Thank you in advance for your time.


    With datasets that small my advice would be to go with (1) select based on X-validation.

    With a large dataset you could go with (2) select based on training/test. You can do without X-validation here.

    Whatever you pick Don't do (3) ever as you face the risk of over-fitting the data badly.

    There are some authors who recommend splitting the dataset into training/test/validation. Train your models in the training set. Compare the models in the test set. Pick the best. Estimate the error rate of the best model again in the validation set.
    Thanks for the quick response earmijo.

    Can I just confirm - you are advocating using the "best" model created by the 10 fold x-validation method, and not retraining the model using the "best" model settings but on the complete data set.
    The way X-Validation works in RapidMiner is you use X-validation to estimate the "out-of-sample" error but you report the model trained on the entire dataset. Notice, for instance, when you use 10-fold X-validation the model is estimated 11 times.
    Fantastic - I understand - Thank you for your advice.
    I have a question.
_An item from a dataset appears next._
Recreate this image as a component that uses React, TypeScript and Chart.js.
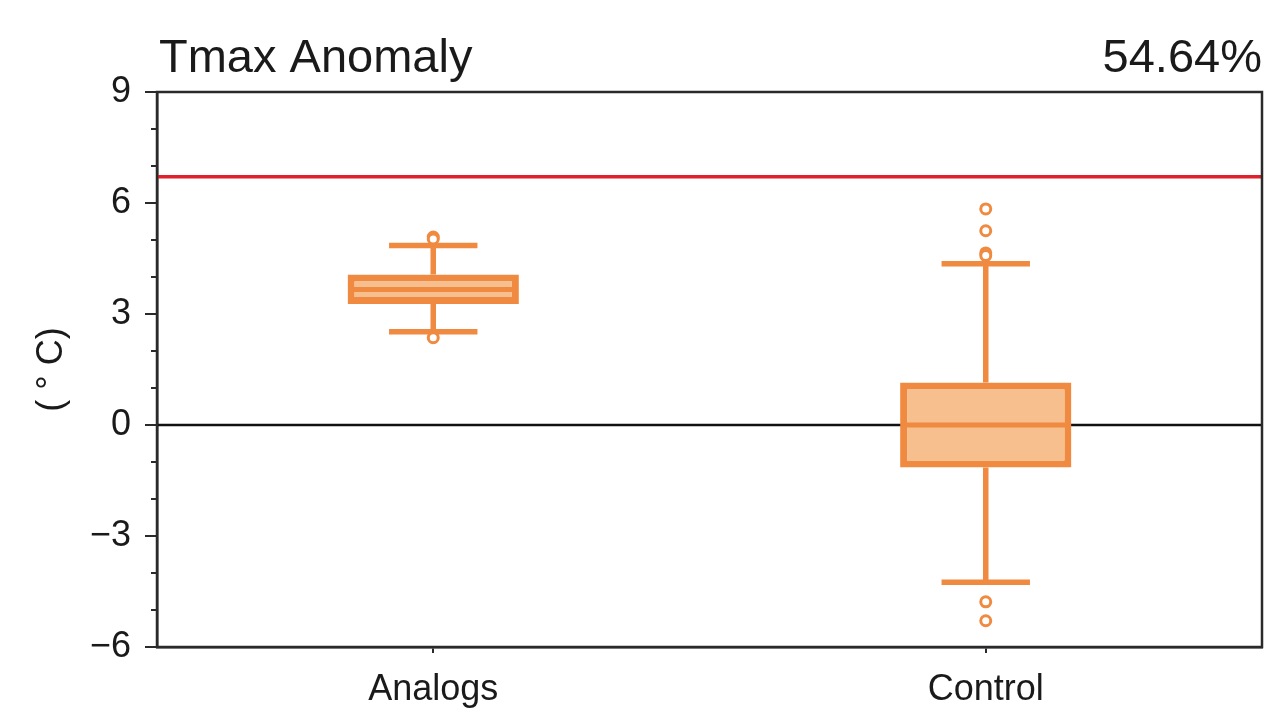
import React, { useEffect, useRef } from "react";
import { Chart, registerables } from "chart.js";

Chart.register(...registerables);

const categories = ["Analogs", "Control"];
const q1 = [3.27, -1.15];
const q3 = [4.07, 1.15];
const medians = [3.66, 0.0];
const whiskerLow = [2.52, -4.25];
const whiskerHigh = [4.85, 4.36];
const analogsOutliers = [5.08, 5.03, 2.36];
const controlOutliers = [5.84, 5.25, 4.65, 4.58, -4.78, -5.29];
const threshold = 6.71;
const yTicks = [-6, -3, 0, 3, 6, 9];
const titleLeft = "Tmax Anomaly";
const titleRight = "54.64%";
const yTitle = "( \u00B0 C)";

const ORANGE = "#f08a40";
const ORANGE_FILL = "#f7bf8e";
const AXIS = "#2a2a2a";
const FONT = "'Liberation Sans', Arial, sans-serif";

const boxPlugin = {
  id: "boxExtras",
  beforeDatasetsDraw(chart: any) {
    const { ctx, chartArea } = chart;
    const y = chart.scales.y;
    ctx.save();
    ctx.strokeStyle = "#111";
    ctx.lineWidth = 2.5;
    ctx.beginPath();
    ctx.moveTo(chartArea.left, y.getPixelForValue(0));
    ctx.lineTo(chartArea.right, y.getPixelForValue(0));
    ctx.stroke();
    ctx.strokeStyle = "#e0202a";
    ctx.lineWidth = 3.5;
    ctx.beginPath();
    ctx.moveTo(chartArea.left, y.getPixelForValue(threshold));
    ctx.lineTo(chartArea.right, y.getPixelForValue(threshold));
    ctx.stroke();
    const x = chart.scales.x;
    const catW = x.getPixelForValue(1) - x.getPixelForValue(0);
    const half = catW * 0.08;
    ctx.strokeStyle = ORANGE;
    ctx.lineWidth = 5.5;
    categories.forEach((_, i) => {
      const cx = x.getPixelForValue(i);
      ctx.beginPath();
      ctx.moveTo(cx, y.getPixelForValue(q3[i]));
      ctx.lineTo(cx, y.getPixelForValue(whiskerHigh[i]));
      ctx.moveTo(cx, y.getPixelForValue(q1[i]));
      ctx.lineTo(cx, y.getPixelForValue(whiskerLow[i]));
      ctx.moveTo(cx - half, y.getPixelForValue(whiskerHigh[i]));
      ctx.lineTo(cx + half, y.getPixelForValue(whiskerHigh[i]));
      ctx.moveTo(cx - half, y.getPixelForValue(whiskerLow[i]));
      ctx.lineTo(cx + half, y.getPixelForValue(whiskerLow[i]));
      ctx.stroke();
    });
    ctx.restore();
  },
  afterDatasetsDraw(chart: any) {
    const { ctx, chartArea } = chart;
    const x = chart.scales.x;
    const y = chart.scales.y;
    const catW = x.getPixelForValue(1) - x.getPixelForValue(0);
    const half = catW * 0.31 / 2;
    ctx.save();
    ctx.strokeStyle = ORANGE;
    ctx.lineWidth = 5;
    categories.forEach((_, i) => {
      const cx = x.getPixelForValue(i);
      const my = y.getPixelForValue(medians[i]);
      ctx.beginPath();
      ctx.moveTo(cx - half + 2, my);
      ctx.lineTo(cx + half - 2, my);
      ctx.stroke();
    });
    ctx.strokeStyle = AXIS;
    ctx.lineWidth = 2.5;
    ctx.strokeRect(chartArea.left, chartArea.top, chartArea.right - chartArea.left, chartArea.bottom - chartArea.top);
    ctx.lineWidth = 2;
    ctx.beginPath();
    for (let v = -6; v <= 9; v++) {
      if (v % 3 === 0) continue;
      const py = y.getPixelForValue(v);
      ctx.moveTo(chartArea.left - 6, py);
      ctx.lineTo(chartArea.left, py);
    }
    ctx.stroke();
    ctx.fillStyle = "#1a1a1a";
    ctx.font = `47px ${FONT}`;
    ctx.textBaseline = "alphabetic";
    ctx.textAlign = "left";
    ctx.fillText(titleLeft, chartArea.left + 2, 72);
    ctx.textAlign = "right";
    ctx.fillText(titleRight, chartArea.right, 72);
    ctx.restore();
  },
};

export default function App() {
  const ref = useRef<HTMLCanvasElement>(null);
  useEffect(() => {
    if (!ref.current) return;
    const chart = new Chart(ref.current, {
      type: "bar",
      data: {
        labels: categories,
        datasets: [
          {
            type: "bar",
            data: categories.map((_, i) => [q1[i], q3[i]]),
            backgroundColor: ORANGE_FILL,
            borderColor: ORANGE,
            borderWidth: 7,
            borderSkipped: false,
            barPercentage: 0.31,
            categoryPercentage: 1,
          } as any,
          {
            type: "line",
            data: [
              ...analogsOutliers.map((v) => ({ x: categories[0], y: v })),
              ...controlOutliers.map((v) => ({ x: categories[1], y: v })),
            ],
            showLine: false,
            pointStyle: "circle",
            pointRadius: 5,
            pointBorderWidth: 3,
            pointBorderColor: ORANGE,
            pointBackgroundColor: "#ffffff",
          } as any,
        ],
      },
      options: {
        animation: false,
        responsive: true,
        maintainAspectRatio: false,
        layout: { padding: { top: 92, right: 7, left: 0, bottom: 0 } },
        plugins: { legend: { display: false }, tooltip: { enabled: false }, title: { display: false } },
        scales: {
          x: {
            type: "category",
            offset: true,
            grid: { display: true, drawOnChartArea: false, tickLength: 6, color: AXIS, lineWidth: 2, offset: false },
            border: { display: true, color: AXIS, width: 2.5 },
            ticks: { font: { size: 36, family: FONT }, color: "#1a1a1a", padding: 15 },
            afterFit: (s: any) => { s.height = 64; },
          },
          y: {
            min: -6,
            max: 9,
            afterBuildTicks: (s: any) => { s.ticks = yTicks.map((v) => ({ value: v })); },
            grid: { display: true, drawOnChartArea: false, tickLength: 12, color: AXIS, lineWidth: 2 },
            border: { display: true, color: AXIS, width: 2.5 },
            ticks: {
              font: { size: 36, family: FONT },
              color: "#1a1a1a",
              padding: 14,
              callback: (v: any) => (Number(v) < 0 ? "\u2212" + Math.abs(Number(v)) : String(v)),
            },
            title: { display: true, text: yTitle, font: { size: 36, family: FONT }, color: "#1a1a1a", padding: { top: 30, bottom: 0 } },
            afterFit: (s: any) => { s.width = 157; },
          },
        },
      } as any,
      plugins: [boxPlugin],
    });
    return () => chart.destroy();
  }, []);
  return (
    <div style={{ position: "fixed", left: 0, top: 0, width: 1270, height: 711, background: "#fff" }}>
      <canvas ref={ref} />
    </div>
  );
}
Do you apply the trained model with the model applier right after the XValidation or do you have to train again over the whole training set after having applied the XValidation? I am asking because in case you do a Feature selection with an inner XValidation, You don't get a model out of the feature selection (there is no connection point). However you could save the model with a "remember operator" inside the FS and call the model outside the FS operator and combine it with the feature weights operator for the unseen testset. But I think one has to retrain over the full training set with the selected features right?